> [Data]:
— begin —

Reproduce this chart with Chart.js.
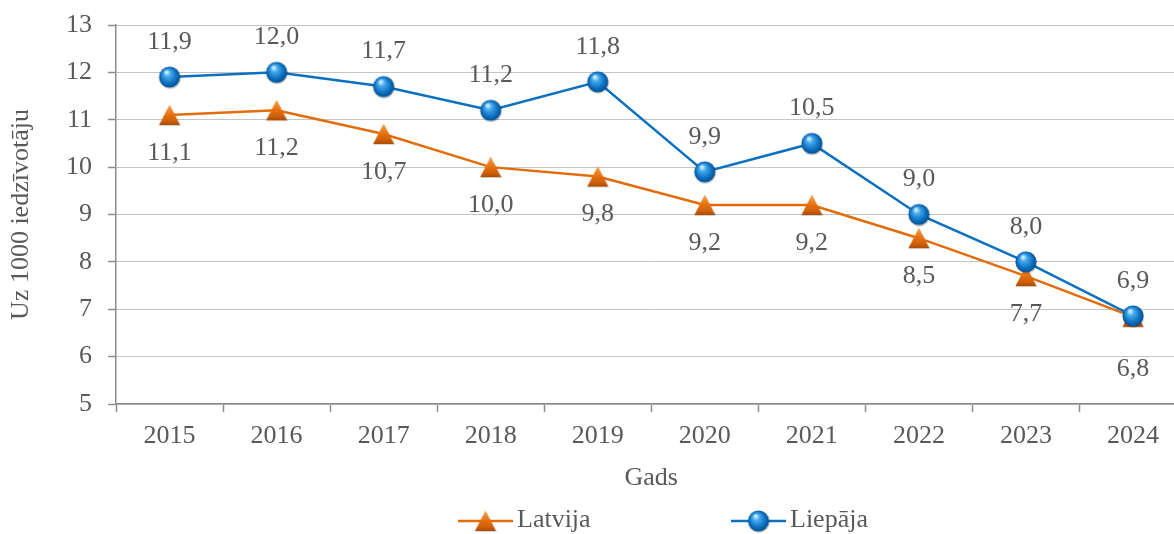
<!DOCTYPE html>
<html lang="lv">
<head>
<meta charset="utf-8">
<title>Uz 1000 iedzīvotāju</title>
<script src="https://cdn.jsdelivr.net/npm/chart.js@4.4.1/dist/chart.umd.min.js"></script>
<style>
  html, body { margin: 0; padding: 0; background: #fff; overflow: hidden; }
  #chart { display: block; }
</style>
</head>
<body>
<canvas id="chart" width="1200" height="534"></canvas>
<script>
// Data
const years = ['2015', '2016', '2017', '2018', '2019', '2020', '2021', '2022', '2023', '2024'];
const latvija = [11.1, 11.2, 10.7, 10.0, 9.8, 9.2, 9.2, 8.5, 7.7, 6.84];
const liepaja = [11.9, 12.0, 11.7, 11.2, 11.8, 9.9, 10.5, 9.0, 8.0, 6.86];
const yMin = 5;
const yMax = 13;
const yTitle = 'Uz 1000 iedzīvotāju';
const xTitle = 'Gads';

// Styles
const ORANGE = '#e36c0a';
const BLUE = '#0a70c0';
const TEXT = '#595959';
const GRID = '#c4c4c4';
const AXIS = '#8c8c8c';
const FONT = { family: "'Liberation Serif', 'Times New Roman', serif", size: 26 };
const FONT_CSS = "26px 'Liberation Serif', 'Times New Roman', serif";

// Marker images
function makeSphere() {
    const c = document.createElement('canvas');
    c.width = 24; c.height = 24;
    const g = c.getContext('2d');
    // soft shadow
    g.fillStyle = 'rgba(0,0,0,0.18)';
    g.beginPath(); g.arc(12.5, 13, 10.8, 0, Math.PI * 2); g.fill();
    const grad = g.createRadialGradient(9, 7, 1, 12, 12, 11);
    grad.addColorStop(0, '#c9ecff');
    grad.addColorStop(0.25, '#45a9ec');
    grad.addColorStop(0.7, '#0b6fc0');
    grad.addColorStop(1, '#034b88');
    g.fillStyle = grad;
    g.beginPath(); g.arc(12, 12, 10.5, 0, Math.PI * 2); g.fill();
    return c;
}

function makeTriangle() {
    const c = document.createElement('canvas');
    c.width = 24; c.height = 24;
    const g = c.getContext('2d');
    g.fillStyle = 'rgba(0,0,0,0.15)';
    g.beginPath(); g.moveTo(12.5, 2.5); g.lineTo(23.5, 23); g.lineTo(1.5, 23); g.closePath(); g.fill();
    const grad = g.createLinearGradient(0, 1, 0, 22);
    grad.addColorStop(0, '#f7a552');
    grad.addColorStop(0.55, '#e46d0c');
    grad.addColorStop(0.8, '#d0600a');
    grad.addColorStop(1, '#a84c06');
    g.fillStyle = grad;
    g.beginPath(); g.moveTo(12, 1.5); g.lineTo(22.5, 22); g.lineTo(1.5, 22); g.closePath(); g.fill();
    return c;
}

const sphereImg = makeSphere();
const triangleImg = makeTriangle();

const fmt = v => v.toFixed(1).replace('.', ',');

// Value labels: Liepāja above, Latvija below
const valueLabels = {
    id: 'valueLabels',
    afterDatasetsDraw(chart) {
        const ctx = chart.ctx;
        const metaLat = chart.getDatasetMeta(0);
        const metaLie = chart.getDatasetMeta(1);
        ctx.save();
        ctx.font = FONT_CSS;
        ctx.fillStyle = TEXT;
        ctx.textAlign = 'center';
        ctx.textBaseline = 'middle';
        metaLie.data.forEach((pt, i) => {
            ctx.fillText(fmt(liepaja[i]), pt.x, pt.y - 35);
        });
        metaLat.data.forEach((pt, i) => {
            // push further down where both markers overlap
            const extra = Math.abs(pt.y - metaLie.data[i].y) < 12 ? 14 : 0;
            ctx.fillText(fmt(latvija[i]), pt.x, pt.y + 38 + extra);
        });
        ctx.restore();
    }
};

// Legend with line + marker swatches
const lineLegend = {
    id: 'lineLegend',
    afterDraw(chart) {
        const ctx = chart.ctx;
        const items = [
            { text: 'Latvija', color: ORANGE, img: triangleImg, x: chart.chartArea.left + 342 },
            { text: 'Liepāja', color: BLUE, img: sphereImg, x: chart.chartArea.left + 615 }
        ];
        const y = 521;
        ctx.save();
        items.forEach(it => {
            ctx.strokeStyle = it.color;
            ctx.lineWidth = 2.5;
            ctx.beginPath();
            ctx.moveTo(it.x, y);
            ctx.lineTo(it.x + 55, y);
            ctx.stroke();
            ctx.drawImage(it.img, it.x + 27.5 - 12, y - 12);
            ctx.font = FONT_CSS;
            ctx.fillStyle = TEXT;
            ctx.textAlign = 'left';
            ctx.textBaseline = 'middle';
            ctx.fillText(it.text, it.x + 59, y - 1);
        });
        ctx.restore();
    }
};

const ctx = document.getElementById('chart').getContext('2d');
new Chart(ctx, {
    type: 'line',
    data: {
        labels: years,
        datasets: [
            {
                label: 'Latvija',
                data: latvija,
                borderColor: ORANGE,
                borderWidth: 2.5,
                pointStyle: triangleImg,
                pointRadius: 11,
                tension: 0,
                order: 2
            },
            {
                label: 'Liepāja',
                data: liepaja,
                borderColor: BLUE,
                borderWidth: 2.5,
                pointStyle: sphereImg,
                pointRadius: 11,
                tension: 0,
                order: 1
            }
        ]
    },
    options: {
        responsive: false,
        animation: false,
        devicePixelRatio: 1,
        layout: { padding: { top: 25, right: 11, bottom: 40, left: 0 } },
        plugins: {
            legend: { display: false },
            tooltip: { enabled: false }
        },
        scales: {
            x: {
                offset: true,
                grid: { offset: true, drawOnChartArea: false, tickLength: 8, tickColor: AXIS, tickWidth: 1.5 },
                border: { color: AXIS, width: 1.5 },
                ticks: { color: TEXT, font: FONT, padding: 9, maxRotation: 0, autoSkip: false },
                title: { display: true, text: xTitle, color: TEXT, font: FONT, padding: { top: 0, bottom: 0 } },
                afterFit: s => { s.height = 90; s.paddingLeft = 0; s.paddingRight = 0; }
            },
            y: {
                min: yMin,
                max: yMax,
                grid: { color: GRID, lineWidth: 1, tickLength: 8, tickColor: AXIS, tickWidth: 1.5 },
                border: { color: AXIS, width: 1.5 },
                ticks: { stepSize: 1, color: TEXT, font: FONT, padding: 16 },
                title: { display: true, text: yTitle, color: TEXT, font: FONT, padding: { top: 6, bottom: 0 } },
                afterFit: s => { s.width = 116; s.paddingTop = 0; s.paddingBottom = 0; }
            }
        }
    },
    plugins: [valueLabels, lineLegend]
});
</script>
</body>
</html>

— end —

> [Given problem]:
Write out the material above again, word for word, minus its pictures.

> [Task response]:
Reproduce this chart with Chart.js.
<!DOCTYPE html>
<html lang="lv">
<head>
<meta charset="utf-8">
<title>Uz 1000 iedzīvotāju</title>
<script src="https://cdn.jsdelivr.net/npm/chart.js@4.4.1/dist/chart.umd.min.js"></script>
<style>
  html, body { margin: 0; padding: 0; background: #fff; overflow: hidden; }
  #chart { display: block; }
</style>
</head>
<body>
<canvas id="chart" width="1200" height="534"></canvas>
<script>
// Data
const years = ['2015', '2016', '2017', '2018', '2019', '2020', '2021', '2022', '2023', '2024'];
const latvija = [11.1, 11.2, 10.7, 10.0, 9.8, 9.2, 9.2, 8.5, 7.7, 6.84];
const liepaja = [11.9, 12.0, 11.7, 11.2, 11.8, 9.9, 10.5, 9.0, 8.0, 6.86];
const yMin = 5;
const yMax = 13;
const yTitle = 'Uz 1000 iedzīvotāju';
const xTitle = 'Gads';

// Styles
const ORANGE = '#e36c0a';
const BLUE = '#0a70c0';
const TEXT = '#595959';
const GRID = '#c4c4c4';
const AXIS = '#8c8c8c';
const FONT = { family: "'Liberation Serif', 'Times New Roman', serif", size: 26 };
const FONT_CSS = "26px 'Liberation Serif', 'Times New Roman', serif";

// Marker images
function makeSphere() {
    const c = document.createElement('canvas');
    c.width = 24; c.height = 24;
    const g = c.getContext('2d');
    // soft shadow
    g.fillStyle = 'rgba(0,0,0,0.18)';
    g.beginPath(); g.arc(12.5, 13, 10.8, 0, Math.PI * 2); g.fill();
    const grad = g.createRadialGradient(9, 7, 1, 12, 12, 11);
    grad.addColorStop(0, '#c9ecff');
    grad.addColorStop(0.25, '#45a9ec');
    grad.addColorStop(0.7, '#0b6fc0');
    grad.addColorStop(1, '#034b88');
    g.fillStyle = grad;
    g.beginPath(); g.arc(12, 12, 10.5, 0, Math.PI * 2); g.fill();
    return c;
}

function makeTriangle() {
    const c = document.createElement('canvas');
    c.width = 24; c.height = 24;
    const g = c.getContext('2d');
    g.fillStyle = 'rgba(0,0,0,0.15)';
    g.beginPath(); g.moveTo(12.5, 2.5); g.lineTo(23.5, 23); g.lineTo(1.5, 23); g.closePath(); g.fill();
    const grad = g.createLinearGradient(0, 1, 0, 22);
    grad.addColorStop(0, '#f7a552');
    grad.addColorStop(0.55, '#e46d0c');
    grad.addColorStop(0.8, '#d0600a');
    grad.addColorStop(1, '#a84c06');
    g.fillStyle = grad;
    g.beginPath(); g.moveTo(12, 1.5); g.lineTo(22.5, 22); g.lineTo(1.5, 22); g.closePath(); g.fill();
    return c;
}

const sphereImg = makeSphere();
const triangleImg = makeTriangle();

const fmt = v => v.toFixed(1).replace('.', ',');

// Value labels: Liepāja above, Latvija below
const valueLabels = {
    id: 'valueLabels',
    afterDatasetsDraw(chart) {
        const ctx = chart.ctx;
        const metaLat = chart.getDatasetMeta(0);
        const metaLie = chart.getDatasetMeta(1);
        ctx.save();
        ctx.font = FONT_CSS;
        ctx.fillStyle = TEXT;
        ctx.textAlign = 'center';
        ctx.textBaseline = 'middle';
        metaLie.data.forEach((pt, i) => {
            ctx.fillText(fmt(liepaja[i]), pt.x, pt.y - 35);
        });
        metaLat.data.forEach((pt, i) => {
            // push further down where both markers overlap
            const extra = Math.abs(pt.y - metaLie.data[i].y) < 12 ? 14 : 0;
            ctx.fillText(fmt(latvija[i]), pt.x, pt.y + 38 + extra);
        });
        ctx.restore();
    }
};

// Legend with line + marker swatches
const lineLegend = {
    id: 'lineLegend',
    afterDraw(chart) {
        const ctx = chart.ctx;
        const items = [
            { text: 'Latvija', color: ORANGE, img: triangleImg, x: chart.chartArea.left + 342 },
            { text: 'Liepāja', color: BLUE, img: sphereImg, x: chart.chartArea.left + 615 }
        ];
        const y = 521;
        ctx.save();
        items.forEach(it => {
            ctx.strokeStyle = it.color;
            ctx.lineWidth = 2.5;
            ctx.beginPath();
            ctx.moveTo(it.x, y);
            ctx.lineTo(it.x + 55, y);
            ctx.stroke();
            ctx.drawImage(it.img, it.x + 27.5 - 12, y - 12);
            ctx.font = FONT_CSS;
            ctx.fillStyle = TEXT;
            ctx.textAlign = 'left';
            ctx.textBaseline = 'middle';
            ctx.fillText(it.text, it.x + 59, y - 1);
        });
        ctx.restore();
    }
};

const ctx = document.getElementById('chart').getContext('2d');
new Chart(ctx, {
    type: 'line',
    data: {
        labels: years,
        datasets: [
            {
                label: 'Latvija',
                data: latvija,
                borderColor: ORANGE,
                borderWidth: 2.5,
                pointStyle: triangleImg,
                pointRadius: 11,
                tension: 0,
                order: 2
            },
            {
                label: 'Liepāja',
                data: liepaja,
                borderColor: BLUE,
                borderWidth: 2.5,
                pointStyle: sphereImg,
                pointRadius: 11,
                tension: 0,
                order: 1
            }
        ]
    },
    options: {
        responsive: false,
        animation: false,
        devicePixelRatio: 1,
        layout: { padding: { top: 25, right: 11, bottom: 40, left: 0 } },
        plugins: {
            legend: { display: false },
            tooltip: { enabled: false }
        },
        scales: {
            x: {
                offset: true,
                grid: { offset: true, drawOnChartArea: false, tickLength: 8, tickColor: AXIS, tickWidth: 1.5 },
                border: { color: AXIS, width: 1.5 },
                ticks: { color: TEXT, font: FONT, padding: 9, maxRotation: 0, autoSkip: false },
                title: { display: true, text: xTitle, color: TEXT, font: FONT, padding: { top: 0, bottom: 0 } },
                afterFit: s => { s.height = 90; s.paddingLeft = 0; s.paddingRight = 0; }
            },
            y: {
                min: yMin,
                max: yMax,
                grid: { color: GRID, lineWidth: 1, tickLength: 8, tickColor: AXIS, tickWidth: 1.5 },
                border: { color: AXIS, width: 1.5 },
                ticks: { stepSize: 1, color: TEXT, font: FONT, padding: 16 },
                title: { display: true, text: yTitle, color: TEXT, font: FONT, padding: { top: 6, bottom: 0 } },
                afterFit: s => { s.width = 116; s.paddingTop = 0; s.paddingBottom = 0; }
            }
        }
    },
    plugins: [valueLabels, lineLegend]
});
</script>
</body>
</html>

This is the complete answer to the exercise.